Presidentes aparam arestas e reavivam Mercosul

Países criam mecanismos para enfrentar novas situações de crise.

LIMA – Os presidentes do Mercosul aproveitaram a posse do presidente peruano Alejandro Toledo para realizar um encontro extraordinário, no qual foram acertadas as bases para um relançamento do bloco comercial. Na reunião da noite de sexta-feira, descrita por um diplomata como uma “catarse coletiva”, para colocar os pingos nos “is” depois que cada país passou a fazer o que quis com seus impostos de importação, os quatro presidentes acertaram a criação de um mecanismo de consultas e comunicações prévias sobre eventuais alterações nas tarifas alfandegárias e no próprio câmbio.

No jargão diplomático, a tarefa dos chanceleres a partir de agora será criar um formato pelo qual se possa “institucionalizar as excepcionalidades”. Noutras palavras, os presidentes decidiram que é preciso que o bloco aceite regras de livre comércio “menos ortodoxas” do que aquelas previstas no plano original do Mercosul. A alternativa seria a dissolução, na prática, do bloco comercial. Uma das idéias na mesa é a criação do que se chamou de um “waiver quadripartite”, ou seja, uma espécie de licença prévia para os países membros ajustarem suas políticas comerciais às circunstâncias econômicas.

“Todos reconhecem que houve situações de fato que levaram alguns países a furar a TEC (Tarifa Externa Comum)”, disse o presidente Fernando Henrique Cardoso, na manhã de ontem, ao chegar ao hotel Country Club para se reunir com o presidente do Equador, Gustavo Noboa, e com o chanceler israelense, Shimon Peres, antes da cerimônia de posse de Toledo. “A questão agora é ver como vamos voltar a ter uma disciplina mais rígida”, continuou o presidente. “Todos os presidentes concordam que temos de reforçar o Mercosul e eu nem sou o mais exaltado.”

O presidente do Uruguai, Jorge Batlle, que ocupa a presidência pró-tempore do Mercosul, insinuou que as revisões da TEC são conseqüência das desvalorizações do real, estando destinadas a compensar os ganhos de competitividade do Brasil. “Se não é para haver mais surpresas, então que não haja em todos os aspectos, incluindo o câmbio”, disse Battle.

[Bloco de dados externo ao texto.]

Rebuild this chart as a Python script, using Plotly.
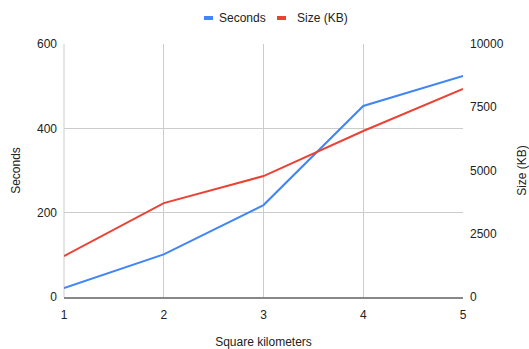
import plotly.graph_objects as go

# Area covered and the resulting processing time / output size
square_km = [1, 2, 3, 4, 5]
seconds = [21, 101, 218, 453, 524]
size_kb = [1620, 3710, 4780, 6560, 8220]

left_ticks = [0, 200, 400, 600]
right_ticks = [0, 2500, 5000, 7500, 10000]

blue = "#4285F4"
red = "#EA4335"
font = "Liberation Sans, Arial, sans-serif"
text_col = "#222222"

W, H = 529, 349
L, R, T, B = 64, 66, 44, 52

fig = go.Figure()
fig.add_trace(go.Scatter(x=square_km, y=seconds, name="Seconds", mode="lines",
                         line=dict(color=blue, width=2), yaxis="y"))
fig.add_trace(go.Scatter(x=square_km, y=size_kb, name="Size (KB)", mode="lines",
                         line=dict(color=red, width=2), yaxis="y2"))

fig.update_layout(
    width=W, height=H,
    margin=dict(l=L, r=R, t=T, b=B, autoexpand=False),
    paper_bgcolor="white", plot_bgcolor="white",
    font=dict(family=font, size=12, color=text_col),
    showlegend=False,
    xaxis=dict(
        range=[1, 5], tickvals=square_km, ticktext=[str(v) for v in square_km],
        showgrid=True, gridcolor="#CCCCCC", gridwidth=1,
        showline=True, linecolor="#888888", linewidth=2,
        zeroline=False, ticks="", ticklabelstandoff=6, automargin=False,
        tickfont=dict(size=12, color=text_col),
        title=dict(text="Square kilometers", font=dict(size=12, color=text_col), standoff=22),
    ),
    yaxis=dict(
        range=[0, 600], tickvals=left_ticks, ticktext=[str(v) for v in left_ticks],
        showgrid=True, gridcolor="#CCCCCC", gridwidth=1,
        zeroline=False, showline=False, ticks="", ticklabelstandoff=6, automargin=False,
        tickfont=dict(size=12, color=text_col),
        title=dict(text="Seconds", font=dict(size=12, color=text_col), standoff=13),
    ),
    yaxis2=dict(
        range=[0, 10000], tickvals=right_ticks, ticktext=[str(v) for v in right_ticks],
        overlaying="y", side="right",
        showgrid=False, zeroline=False, showline=False, ticks="", ticklabelstandoff=6,
        automargin=False,
        tickfont=dict(size=12, color=text_col),
        title=dict(text="Size (KB)", font=dict(size=12, color=text_col), standoff=17),
    ),
)

# Light border line at the left edge of the plot area
fig.add_shape(type="line", xref="paper", yref="paper", x0=0, x1=0, y0=0, y1=1,
              line=dict(color="#CCCCCC", width=1), layer="below")

# Compact legend above the plot: short colour bar followed by the series name
pw, ph = W - L - R, H - T - B


def px_x(px):
    return (px - L) / pw


def px_y(py):
    return (H - B - py) / ph


legend_y = 18
for trace, bar_left, text_left in [(fig.data[0], 204, 217), (fig.data[1], 277, 295)]:
    fig.add_shape(type="line", xref="paper", yref="paper",
                  x0=px_x(bar_left), x1=px_x(bar_left + 9),
                  y0=px_y(legend_y), y1=px_y(legend_y),
                  line=dict(color=trace.line.color, width=4))
    fig.add_annotation(xref="paper", yref="paper", x=px_x(text_left), y=px_y(legend_y),
                       xanchor="left", yanchor="middle", showarrow=False,
                       text=trace.name, font=dict(size=12, color=text_col))

fig.write_html("out.html")
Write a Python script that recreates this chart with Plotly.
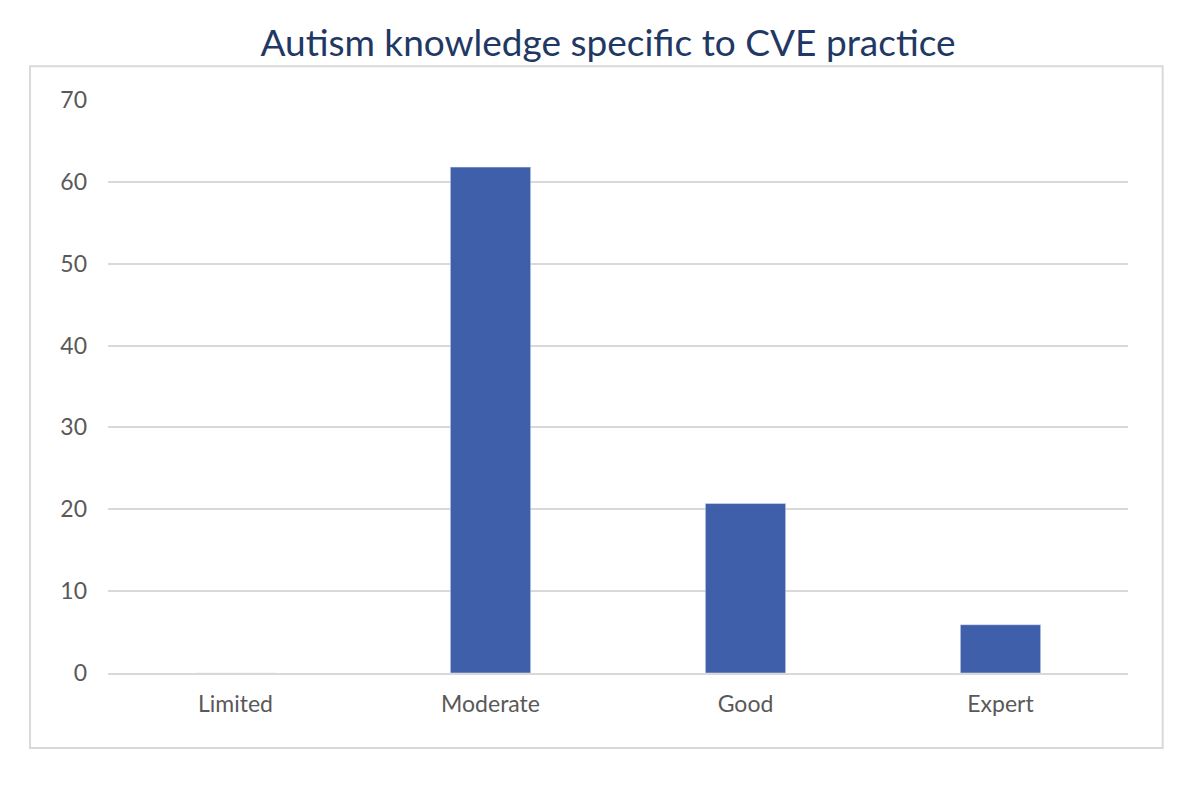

Segundo Fernando Henrique, no entanto, os países se colocaram de acordo quanto à necessidade de o Mercosul manter-se coeso para negociar com a União Européia e com os Estados Unidos. Na manhã de ontem, os chanceleres do Mercosul estiveram reunidos com o representante da Casa Branca para o Comércio, Robert Zoellick, e discutiram o formato das negociações 4+1 – os países do bloco econômico e os Estados Unidos.

Já com relação à União Européia, Batlle informou que os presidentes decidiram, antes de mais nada, analisar a oferta do bloco a respeito da liberalização do comércio dos produtos agrícolas, que é diferente das condições defendidas pelo Mercosul, de eliminação dos subsídios e das barreiras alfandegárias. Depois dessa análise, apresentarão sua contra-proposta conjunta.

O novo presidente peruano, Alejandro Toledo, também esteve na reunião. Segundo Batlle, será retomado agora o processo de aproximação entre o Mercosul e a Comunidade Andina, integrada pelo Peru, Colômbia, Venezuela, Equador e Bolívia.

A crise argentina também esteve no centro da reunião dos quatro presidentes, aos quais se juntou Ricardo Lagos, do Chile, país associado ao Mercosul. Fernando Henrique disse que o presidente da Argentina, Fernando de la Rúa, estava mais otimista do que a última vez que se encontraram, na reunião de cúpula de Assunção, em junho.

“Ele disse que o Senado deve aprovar neste domingo as medidas (de ajuste fiscal) que ele propôs”, relatou Fernando Henrique. Indagado sobre as conseqüências de uma eventual derrota no Senado, Fernando Henrique reconheceu que seria um “sinal não positivo, mas não desastroso”, porque na Argentina, assim como no Brasil, o presidente tem poderes de impor medidas provisórias, “com maior amplitude ainda”, já que lá se podem emitir decretos sobre questões tributárias, enquanto no Brasil, não.

Além disso, De la Rúa disse aos presidentes que as reservas subiram e o país tem dólares suficientes. “Houve no começo certa busca de dólar e agora parou”, observou o presidente. “Estamos torcendo pela Argentina”, declarou Fernando Henrique, comentando o apoio dos países do Mercosul à Argentina, anunciado pelo presidente do Uruguai no final da noite de sexta feira. “Quem pensar o contrário estará pensando contra o Brasil.”